The Iraqi prime minister was apparently questioning the Iranian Iraqi surrogate’s stance, which, like that of the Lebanese Hizballah, is to maintain an armed militia while also represented in parliament and government.
Hedging his bets, the Iraqi prime minister said he was ready to work with the PMU after the elections. But he has not quite closed the door on the deal promoted by the US and Riyadh.
But Moscow’s moves in Iraq and Abadi’s volatility throw the game back onto the next round of tit-for-tat moves between Trump and Putin. The US has the option of adapting the Syrian template to Iraq and retaining American bases in Iraq as well as Syria. This would help contain Russian-Iranian military domination of Iraq.
US military assets in Iraq are spread copiously across the north, the west and the center – 14 military posts in all. Half are air bases, the biggest being Ayn Al-Assad, in the western Iraqi province of Anbar and Habaniyah, west of Baghdad. Another two US air facilities are located at Baghdad international airport and Mansuriya in the eastern Diyala governorate bordering on Iran. This is the southernmost point of the US military spread in Iraq. The US maintains warplanes at two additional sites at Irbil and Dahuk in the semiautonomous Kurdish republic in the north, and a seventh at Balad in central Iraq.

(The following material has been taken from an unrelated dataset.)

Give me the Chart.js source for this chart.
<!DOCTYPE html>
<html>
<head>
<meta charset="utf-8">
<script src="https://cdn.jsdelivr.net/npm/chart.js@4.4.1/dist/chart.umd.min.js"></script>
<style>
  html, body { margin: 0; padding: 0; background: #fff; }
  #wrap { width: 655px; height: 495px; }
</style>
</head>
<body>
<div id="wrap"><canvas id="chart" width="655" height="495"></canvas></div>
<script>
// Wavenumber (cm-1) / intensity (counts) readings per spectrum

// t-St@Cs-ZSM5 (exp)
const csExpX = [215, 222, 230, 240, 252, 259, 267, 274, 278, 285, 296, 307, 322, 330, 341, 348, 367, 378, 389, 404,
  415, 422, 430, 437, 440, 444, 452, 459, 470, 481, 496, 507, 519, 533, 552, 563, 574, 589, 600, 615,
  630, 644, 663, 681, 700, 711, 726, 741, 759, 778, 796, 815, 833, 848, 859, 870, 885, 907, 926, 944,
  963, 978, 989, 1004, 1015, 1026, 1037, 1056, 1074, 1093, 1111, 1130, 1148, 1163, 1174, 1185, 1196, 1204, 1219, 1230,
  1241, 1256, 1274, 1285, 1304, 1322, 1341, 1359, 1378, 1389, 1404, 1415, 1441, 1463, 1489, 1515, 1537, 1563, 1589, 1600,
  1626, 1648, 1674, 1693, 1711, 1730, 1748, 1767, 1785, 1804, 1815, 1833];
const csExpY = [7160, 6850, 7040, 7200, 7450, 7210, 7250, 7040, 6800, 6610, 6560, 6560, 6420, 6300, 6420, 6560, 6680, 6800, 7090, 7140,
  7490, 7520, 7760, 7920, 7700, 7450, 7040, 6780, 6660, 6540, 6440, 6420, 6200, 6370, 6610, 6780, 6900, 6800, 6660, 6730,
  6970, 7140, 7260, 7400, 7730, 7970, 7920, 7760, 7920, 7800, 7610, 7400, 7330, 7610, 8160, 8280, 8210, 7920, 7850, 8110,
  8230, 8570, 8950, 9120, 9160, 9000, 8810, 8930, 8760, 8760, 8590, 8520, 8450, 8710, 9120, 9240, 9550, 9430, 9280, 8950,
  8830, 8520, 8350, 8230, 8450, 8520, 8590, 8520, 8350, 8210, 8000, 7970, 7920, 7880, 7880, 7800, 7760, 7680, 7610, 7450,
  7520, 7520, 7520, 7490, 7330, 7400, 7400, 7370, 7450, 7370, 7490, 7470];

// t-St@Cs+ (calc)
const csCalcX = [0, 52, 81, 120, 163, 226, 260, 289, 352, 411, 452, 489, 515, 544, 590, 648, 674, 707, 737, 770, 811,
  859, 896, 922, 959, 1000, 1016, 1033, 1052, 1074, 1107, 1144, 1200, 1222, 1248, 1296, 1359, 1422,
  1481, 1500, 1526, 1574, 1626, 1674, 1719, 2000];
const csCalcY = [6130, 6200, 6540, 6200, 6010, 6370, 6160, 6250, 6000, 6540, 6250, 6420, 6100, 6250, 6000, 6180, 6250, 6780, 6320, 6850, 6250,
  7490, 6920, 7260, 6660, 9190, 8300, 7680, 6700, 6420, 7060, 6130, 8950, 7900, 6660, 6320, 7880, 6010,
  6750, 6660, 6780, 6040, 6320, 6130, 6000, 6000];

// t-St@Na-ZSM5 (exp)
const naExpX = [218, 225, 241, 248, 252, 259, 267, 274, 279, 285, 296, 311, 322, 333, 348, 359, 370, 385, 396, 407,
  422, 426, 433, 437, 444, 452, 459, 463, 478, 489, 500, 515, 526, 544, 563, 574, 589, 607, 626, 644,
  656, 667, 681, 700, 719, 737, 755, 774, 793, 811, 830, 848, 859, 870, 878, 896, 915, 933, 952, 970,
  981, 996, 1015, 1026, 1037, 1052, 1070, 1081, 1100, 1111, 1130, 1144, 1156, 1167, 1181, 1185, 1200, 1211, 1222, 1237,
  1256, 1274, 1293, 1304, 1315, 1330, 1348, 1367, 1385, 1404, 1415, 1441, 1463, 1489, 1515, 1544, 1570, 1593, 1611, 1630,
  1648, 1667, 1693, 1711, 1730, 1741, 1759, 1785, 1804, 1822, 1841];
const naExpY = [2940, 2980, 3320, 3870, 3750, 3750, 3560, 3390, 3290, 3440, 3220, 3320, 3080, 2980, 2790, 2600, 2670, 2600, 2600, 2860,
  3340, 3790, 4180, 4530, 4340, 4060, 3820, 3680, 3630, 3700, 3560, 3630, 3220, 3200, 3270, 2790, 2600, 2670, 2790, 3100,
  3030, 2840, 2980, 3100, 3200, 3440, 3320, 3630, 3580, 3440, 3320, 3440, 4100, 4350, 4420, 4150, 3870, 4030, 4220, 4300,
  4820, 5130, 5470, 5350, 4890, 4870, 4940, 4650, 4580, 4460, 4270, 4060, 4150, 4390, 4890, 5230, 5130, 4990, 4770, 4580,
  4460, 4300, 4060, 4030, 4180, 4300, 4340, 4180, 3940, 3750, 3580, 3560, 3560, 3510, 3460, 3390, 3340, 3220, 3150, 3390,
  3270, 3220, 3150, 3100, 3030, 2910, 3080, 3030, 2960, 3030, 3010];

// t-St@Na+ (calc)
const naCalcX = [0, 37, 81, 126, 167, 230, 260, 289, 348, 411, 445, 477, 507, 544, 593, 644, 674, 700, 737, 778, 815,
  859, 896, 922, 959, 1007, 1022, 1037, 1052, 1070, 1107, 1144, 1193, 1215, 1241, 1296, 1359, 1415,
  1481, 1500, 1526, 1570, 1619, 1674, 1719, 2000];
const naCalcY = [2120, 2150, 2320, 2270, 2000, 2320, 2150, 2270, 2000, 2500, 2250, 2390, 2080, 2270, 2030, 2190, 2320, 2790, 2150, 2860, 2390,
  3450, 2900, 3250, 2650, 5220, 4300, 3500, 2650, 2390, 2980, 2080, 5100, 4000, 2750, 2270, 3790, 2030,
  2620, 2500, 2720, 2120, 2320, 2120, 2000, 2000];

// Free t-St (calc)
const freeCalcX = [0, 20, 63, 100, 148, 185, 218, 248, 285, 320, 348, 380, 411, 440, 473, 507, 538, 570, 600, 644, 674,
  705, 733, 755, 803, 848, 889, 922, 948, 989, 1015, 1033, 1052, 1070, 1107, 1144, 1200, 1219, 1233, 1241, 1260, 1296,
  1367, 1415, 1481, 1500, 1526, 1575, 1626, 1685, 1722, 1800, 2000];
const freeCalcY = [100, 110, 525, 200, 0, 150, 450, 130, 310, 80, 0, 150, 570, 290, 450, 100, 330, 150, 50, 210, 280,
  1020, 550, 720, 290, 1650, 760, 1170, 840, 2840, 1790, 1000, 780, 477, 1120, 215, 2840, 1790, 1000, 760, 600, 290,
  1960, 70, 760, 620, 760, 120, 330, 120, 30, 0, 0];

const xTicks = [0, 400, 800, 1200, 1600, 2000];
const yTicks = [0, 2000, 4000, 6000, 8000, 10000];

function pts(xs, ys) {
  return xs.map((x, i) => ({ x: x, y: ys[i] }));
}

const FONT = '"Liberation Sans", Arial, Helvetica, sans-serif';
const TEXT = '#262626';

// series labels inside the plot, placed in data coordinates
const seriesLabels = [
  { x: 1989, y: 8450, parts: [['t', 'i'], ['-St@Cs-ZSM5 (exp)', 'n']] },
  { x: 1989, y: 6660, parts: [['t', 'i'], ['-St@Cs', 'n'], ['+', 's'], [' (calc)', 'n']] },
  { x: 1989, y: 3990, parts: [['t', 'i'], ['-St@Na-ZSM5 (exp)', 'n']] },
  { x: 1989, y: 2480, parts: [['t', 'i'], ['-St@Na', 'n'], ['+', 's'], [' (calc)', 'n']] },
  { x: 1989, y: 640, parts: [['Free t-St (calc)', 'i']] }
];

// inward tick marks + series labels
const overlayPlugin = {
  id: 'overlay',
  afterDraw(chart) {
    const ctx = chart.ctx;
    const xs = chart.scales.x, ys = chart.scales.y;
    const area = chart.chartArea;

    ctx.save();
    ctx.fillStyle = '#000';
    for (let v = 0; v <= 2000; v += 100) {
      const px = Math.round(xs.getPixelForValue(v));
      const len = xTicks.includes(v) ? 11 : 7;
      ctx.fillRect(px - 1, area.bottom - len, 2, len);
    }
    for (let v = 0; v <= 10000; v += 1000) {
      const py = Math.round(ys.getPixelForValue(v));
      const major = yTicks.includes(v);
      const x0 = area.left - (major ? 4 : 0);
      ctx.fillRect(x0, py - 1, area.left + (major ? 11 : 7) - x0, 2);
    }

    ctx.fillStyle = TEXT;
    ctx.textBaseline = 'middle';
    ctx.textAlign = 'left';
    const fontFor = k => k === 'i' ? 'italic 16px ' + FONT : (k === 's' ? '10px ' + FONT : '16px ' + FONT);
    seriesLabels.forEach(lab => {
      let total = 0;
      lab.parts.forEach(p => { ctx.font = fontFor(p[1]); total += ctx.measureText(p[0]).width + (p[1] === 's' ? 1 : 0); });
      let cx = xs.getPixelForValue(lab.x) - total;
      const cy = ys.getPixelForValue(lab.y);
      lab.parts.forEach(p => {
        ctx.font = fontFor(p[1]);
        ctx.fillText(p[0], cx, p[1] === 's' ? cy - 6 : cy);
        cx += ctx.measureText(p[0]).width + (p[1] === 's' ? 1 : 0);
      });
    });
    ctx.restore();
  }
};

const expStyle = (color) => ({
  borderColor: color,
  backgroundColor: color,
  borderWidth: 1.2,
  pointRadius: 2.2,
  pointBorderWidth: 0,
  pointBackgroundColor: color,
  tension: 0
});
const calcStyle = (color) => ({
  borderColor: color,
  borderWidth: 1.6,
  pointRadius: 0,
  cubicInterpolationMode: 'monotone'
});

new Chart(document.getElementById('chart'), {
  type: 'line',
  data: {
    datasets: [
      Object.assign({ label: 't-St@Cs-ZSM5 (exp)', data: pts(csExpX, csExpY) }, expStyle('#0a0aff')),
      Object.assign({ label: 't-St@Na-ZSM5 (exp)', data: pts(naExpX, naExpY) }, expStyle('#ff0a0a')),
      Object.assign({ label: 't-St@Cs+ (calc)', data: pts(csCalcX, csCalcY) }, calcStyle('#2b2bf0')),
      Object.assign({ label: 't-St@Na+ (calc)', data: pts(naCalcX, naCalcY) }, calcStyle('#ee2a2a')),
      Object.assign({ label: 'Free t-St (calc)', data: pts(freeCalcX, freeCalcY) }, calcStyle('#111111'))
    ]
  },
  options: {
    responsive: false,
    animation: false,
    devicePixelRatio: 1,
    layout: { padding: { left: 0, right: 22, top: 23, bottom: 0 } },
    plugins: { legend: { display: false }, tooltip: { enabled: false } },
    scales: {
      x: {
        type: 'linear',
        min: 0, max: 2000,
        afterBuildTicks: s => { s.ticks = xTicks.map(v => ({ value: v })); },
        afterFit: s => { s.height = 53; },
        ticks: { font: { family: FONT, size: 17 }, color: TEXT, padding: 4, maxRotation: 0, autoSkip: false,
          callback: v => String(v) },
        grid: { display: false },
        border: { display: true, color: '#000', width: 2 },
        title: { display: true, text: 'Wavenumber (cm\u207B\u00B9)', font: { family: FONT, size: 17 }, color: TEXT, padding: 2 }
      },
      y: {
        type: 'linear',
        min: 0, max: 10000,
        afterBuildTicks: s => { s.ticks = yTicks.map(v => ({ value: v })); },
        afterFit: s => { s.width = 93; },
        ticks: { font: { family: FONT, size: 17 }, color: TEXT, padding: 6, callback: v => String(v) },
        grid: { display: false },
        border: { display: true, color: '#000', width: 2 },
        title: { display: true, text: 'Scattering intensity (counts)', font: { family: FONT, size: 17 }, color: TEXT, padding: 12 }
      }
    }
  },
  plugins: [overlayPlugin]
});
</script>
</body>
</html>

The US also maintains troops in Sulaymaniya, another KRG city, and at two camps near Mosul – Qayyara and Hamam Al-Alil, as well as the oil city of Kirkuk and Rabia, which sits on Iraq’s northern border with Syria and is ruled by the Shamar Arab tribe.
Two more bases are worth noting: Halabja, 240km northeast of Baghdad and the town of Tikrit in central Iraq.
To keep enough bases in place to stop the spillover of Russian influence into areas north of Baghdad, the Trump administration may have to resurrect its alliance with the Kurds of northern Iraq, after jilting them four months ago when the PMU militia coalition defeated the Kurdish Peshmerga army and overran the Kirkuk region. US troops maintain a base in the oil city and are well placed for preventing its fall to the pro-Iranian PMU.